* START *
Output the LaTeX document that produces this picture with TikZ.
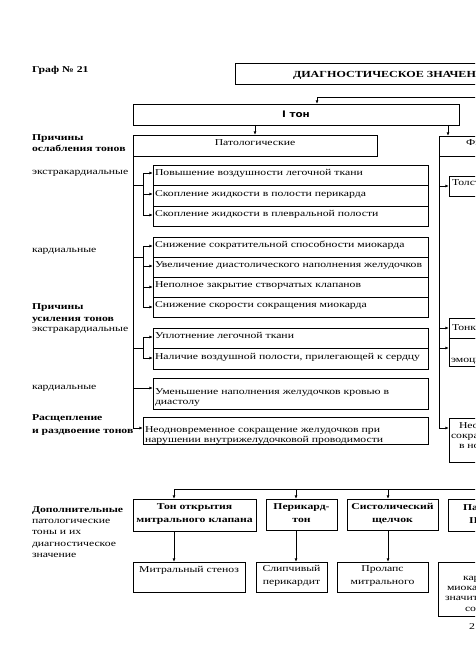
\documentclass[tikz,border=0pt]{standalone}
\usepackage{fontspec}
\setmainfont[FakeStretch=1.3]{Liberation Serif}
\newfontfamily\tonfont[FakeStretch=1.15]{DejaVu Sans}
\usetikzlibrary{arrows.meta}
\begin{document}
\begin{tikzpicture}[x=1pt,y=-1pt,
  every node/.style={font=\fontsize{9}{10.7}\selectfont, inner sep=0pt, outer sep=0pt},
  box/.style={draw, line width=0.85pt},
  rowbase/.style={box, anchor=north west, minimum width=275pt, text width=271pt, inner xsep=2pt, align=left},
  rowbox/.style={rowbase, text height=6.5pt, text depth=6pt},
  ln/.style={line width=0.85pt},
  arr/.style={line width=0.85pt, -{Latex[length=3.6pt,width=2.8pt]}},
  lbl/.style={anchor=base west, align=left},
  bl/.style={font=\fontsize{9}{11}\selectfont\bfseries},
  txt/.style={anchor=base west},
  btxt/.style={anchor=base west, font=\fontsize{9}{11}\selectfont\bfseries},
  ubox/.style={box, anchor=north west, align=center, font=\fontsize{9}{13}\selectfont\bfseries, text depth=3.5pt},
  lbox/.style={box, anchor=north west, align=center, font=\fontsize{9}{13}\selectfont, text depth=3.5pt},
]
\useasboundingbox (0,0) rectangle (475,671);
\fill[white] (0,0) rectangle (475,671);
\clip (0,0) rectangle (475,671);

% title
\node[lbl, bl] (graf) at (32,73) {Граф № 21};

% top box
\node[box, anchor=north west, minimum width=400pt, minimum height=21pt] (top) at (235,63) {};
\node[txt, font=\fontsize{9.3}{10}\selectfont\bfseries] (toptxt) at (293,77.5) {ДИАГНОСТИЧЕСКОЕ ЗНАЧЕНИЕ ТОНОВ СЕРДЦА};

% I ton
\node[box, anchor=north west, minimum width=326pt, minimum height=21pt, font=\tonfont\bfseries\fontsize{9}{10}\selectfont] (ton) at (133,104) {I тон};
\coordinate (feed) at (700,97);
\draw[arr] (feed) -| (ton.north -| 317,0);

% headers
\node[box, anchor=north west, minimum width=244pt, minimum height=21pt, text height=6.5pt, text depth=6.5pt] (pat) at (133,135) {Патологические};
\node[box, anchor=north west, minimum width=300pt, minimum height=20pt] (fiz) at (439,136) {};
\node[txt] (fiztxt) at (466,146) {Физиологические};
\draw[arr] (ton.south -| 255,0) -- (pat.north -| 255,0);
\draw[arr] (ton.south -| 448,0) -- (fiz.north -| 448,0);

% left labels (anchor = baseline of last line)
\node[lbl, bl] (l1) at (32,151.5) {Причины\\ослабления тонов};
\node[lbl] (l2) at (32,174.5) {экстракардиальные};
\node[lbl] (l3) at (32,252.5) {кардиальные};
\node[lbl, font=\fontsize{9}{12}\selectfont\bfseries] (l4) at (32,321.5) {Причины\\усиления тонов};
\node[lbl] (l5) at (32,331.5) {экстракардиальные};
\node[lbl] (l6) at (32,389.5) {кардиальные};
\node[lbl, font=\fontsize{9}{12.5}\selectfont\bfseries] (l7) at (32,433) {Расщепление\\и раздвоение тонов};

% group 1
\node[rowbox, minimum height=20.3pt] (a1) at (153,165.5) {Повышение воздушности легочной ткани};
\node[rowbox, minimum height=20.3pt] (a2) at (153,185.8) {Скопление жидкости в полости перикарда};
\node[rowbox, minimum height=20.3pt] (a3) at (153,206.1) {Скопление жидкости в плевральной полости};
\coordinate (ja) at (143,185);
\draw[ln] (pat.south west |- ja) -- (ja);
\draw[ln] (143,173) -- (143,215);
\draw[arr] (143,173) -- (a1.west |- 143,173);
\draw[arr] (143,194) -- (a2.west |- 143,194);
\draw[arr] (143,215) -- (a3.west |- 143,215);

% group 2
\node[rowbox, minimum height=20pt] (b1) at (153,237) {Снижение сократительной способности миокарда};
\node[rowbox, minimum height=20pt] (b2) at (153,257) {Увеличение диастолического наполнения желудочков};
\node[rowbox, minimum height=20pt] (b3) at (153,277) {Неполное закрытие створчатых клапанов};
\node[rowbox, minimum height=20pt] (b4) at (153,297) {Снижение скорости сокращения миокарда};
\coordinate (jb) at (143,257);
\draw[ln] (pat.south west |- jb) -- (jb);
\draw[ln] (143,246) -- (143,307);
\draw[arr] (143,246) -- (b1.west |- 143,246);
\draw[arr] (143,266) -- (b2.west |- 143,266);
\draw[arr] (143,287) -- (b3.west |- 143,287);
\draw[arr] (143,307) -- (b4.west |- 143,307);

% group 3
\node[rowbox, minimum height=20.5pt] (c1) at (153,328) {Уплотнение легочной ткани};
\node[rowbox, minimum height=20.5pt] (c2) at (153,348.5) {Наличие воздушной полости, прилегающей к сердцу};
\coordinate (jc) at (143,348);
\draw[ln] (pat.south west |- jc) -- (jc);
\draw[ln] (143,337) -- (143,358);
\draw[arr] (143,337) -- (c1.west |- 143,337);
\draw[arr] (143,358) -- (c2.west |- 143,358);

% box 4, 5
\node[rowbase, minimum height=31pt, text depth=4.8pt] (d1) at (153,378) {Уменьшение наполнения желудочков кровью в\\диастолу};
\draw[arr] (pat.south west |- 133,388) -- (d1.west |- 133,388);
\node[rowbase, minimum height=27pt, minimum width=285pt, text width=281pt, text depth=2.8pt] (e1) at (143,417) {Неодновременное сокращение желудочков при\\нарушении внутрижелудочковой проводимости};
\draw[arr] (pat.south west) -- (133,428) -- (e1.west |- 133,428);

% right column
\node[box, anchor=north west, minimum width=300pt, minimum height=20pt] (f1) at (449,176) {};
\node[txt] (f1t) at (452,185) {Толстая грудная стенка};
\node[box, anchor=north west, minimum width=300pt, minimum height=20pt] (f2) at (449,318) {};
\node[txt] (f2t) at (452,330.5) {Тонкая грудная стенка};
\node[box, anchor=north west, minimum width=300pt, minimum height=28pt] (f3) at (449,338) {};
\node[txt] (f3t) at (451,362) {эмоциональное возбуждение};
\node[box, anchor=north west, minimum width=300pt, minimum height=44pt] (rn) at (449,418) {};
\node[txt] (rn1) at (459,428.5) {Неодновременное};
\node[txt] (rn2) at (451,438.5) {сокращение желудочков};
\node[txt] (rn3) at (459,448.5) {в норме};
\draw[arr] (fiz.south west) -- (439,428) -- (rn.west |- 439,428);
\draw[arr] (439,186) -- (f1.west |- 439,186);
\draw[arr] (439,328) -- (f2.west |- 439,328);
\draw[arr] (439,348) -- (f3.west |- 439,348);

% bottom section
\node[lbl, font=\fontsize{9}{11.2}\selectfont] (l8) at (32,557.3) {\textbf{Дополнительные}\\патологические\\тоны и их\\диагностическое\\значение};
\coordinate (hb) at (700,489);
\node[ubox, minimum width=123pt, minimum height=32pt] (u1) at (133,499) {Тон открытия\\митрального клапана};
\node[ubox, minimum width=71pt, minimum height=31pt] (u2) at (266,499) {Перикард-\\тон};
\node[ubox, minimum width=91pt, minimum height=31pt] (u3) at (347,499) {Систолический\\щелчок};
\node[box, anchor=north west, minimum width=300pt, minimum height=32pt] (u4) at (448,499) {};
\node[btxt] (u4a) at (463,510.5) {Патологический};
\node[btxt] (u4b) at (469,523.5) {III тон};
\draw[ln] (hb) -- (174,489);
\draw[arr] (174,489) -- (u1.north -| 174,0);
\draw[arr] (296,489) -- (u2.north -| 296,0);
\draw[arr] (388,489) -- (u3.north -| 388,0);

\node[lbox, minimum width=112pt, minimum height=30pt, text height=6.5pt, text depth=16.5pt] (v1) at (133,562) {Митральный стеноз};
\node[lbox, minimum width=71pt, minimum height=30pt] (v2) at (256,562) {Слипчивый\\перикардит};
\node[lbox, minimum width=91pt, minimum height=30pt] (v3) at (337,562) {Пролапс\\митрального};
\node[box, anchor=north west, minimum width=300pt, minimum height=54pt] (v4) at (438,562) {};
\node[txt] (v4a) at (463,580.5) {кардиосклероз,};
\node[txt] (v4b) at (447,590.5) {миокардит, инфаркт};
\node[txt] (v4c) at (445,600.5) {значительное снижение};
\node[txt] (v4d) at (465,611) {сократимости};
\draw[arr] (u1.south -| 174,0) -- (v1.north -| 174,0);
\draw[arr] (u2.south -| 296,0) -- (v2.north -| 296,0);
\draw[arr] (u3.south -| 388,0) -- (v3.north -| 388,0);

\node[txt] (pg) at (469,629) {2};
\end{tikzpicture}
\end{document}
* END *
● TASK TO COMPLETE
Return, unchanged, the lines from the first line of the material through the line that holds "(ton.north -| 317,0);", inclusive, omitting pictures.

● RESULT BELOW
Output the LaTeX document that produces this picture with TikZ.
\documentclass[tikz,border=0pt]{standalone}
\usepackage{fontspec}
\setmainfont[FakeStretch=1.3]{Liberation Serif}
\newfontfamily\tonfont[FakeStretch=1.15]{DejaVu Sans}
\usetikzlibrary{arrows.meta}
\begin{document}
\begin{tikzpicture}[x=1pt,y=-1pt,
  every node/.style={font=\fontsize{9}{10.7}\selectfont, inner sep=0pt, outer sep=0pt},
  box/.style={draw, line width=0.85pt},
  rowbase/.style={box, anchor=north west, minimum width=275pt, text width=271pt, inner xsep=2pt, align=left},
  rowbox/.style={rowbase, text height=6.5pt, text depth=6pt},
  ln/.style={line width=0.85pt},
  arr/.style={line width=0.85pt, -{Latex[length=3.6pt,width=2.8pt]}},
  lbl/.style={anchor=base west, align=left},
  bl/.style={font=\fontsize{9}{11}\selectfont\bfseries},
  txt/.style={anchor=base west},
  btxt/.style={anchor=base west, font=\fontsize{9}{11}\selectfont\bfseries},
  ubox/.style={box, anchor=north west, align=center, font=\fontsize{9}{13}\selectfont\bfseries, text depth=3.5pt},
  lbox/.style={box, anchor=north west, align=center, font=\fontsize{9}{13}\selectfont, text depth=3.5pt},
]
\useasboundingbox (0,0) rectangle (475,671);
\fill[white] (0,0) rectangle (475,671);
\clip (0,0) rectangle (475,671);

% title
\node[lbl, bl] (graf) at (32,73) {Граф № 21};

% top box
\node[box, anchor=north west, minimum width=400pt, minimum height=21pt] (top) at (235,63) {};
\node[txt, font=\fontsize{9.3}{10}\selectfont\bfseries] (toptxt) at (293,77.5) {ДИАГНОСТИЧЕСКОЕ ЗНАЧЕНИЕ ТОНОВ СЕРДЦА};

% I ton
\node[box, anchor=north west, minimum width=326pt, minimum height=21pt, font=\tonfont\bfseries\fontsize{9}{10}\selectfont] (ton) at (133,104) {I тон};
\coordinate (feed) at (700,97);
\draw[arr] (feed) -| (ton.north -| 317,0);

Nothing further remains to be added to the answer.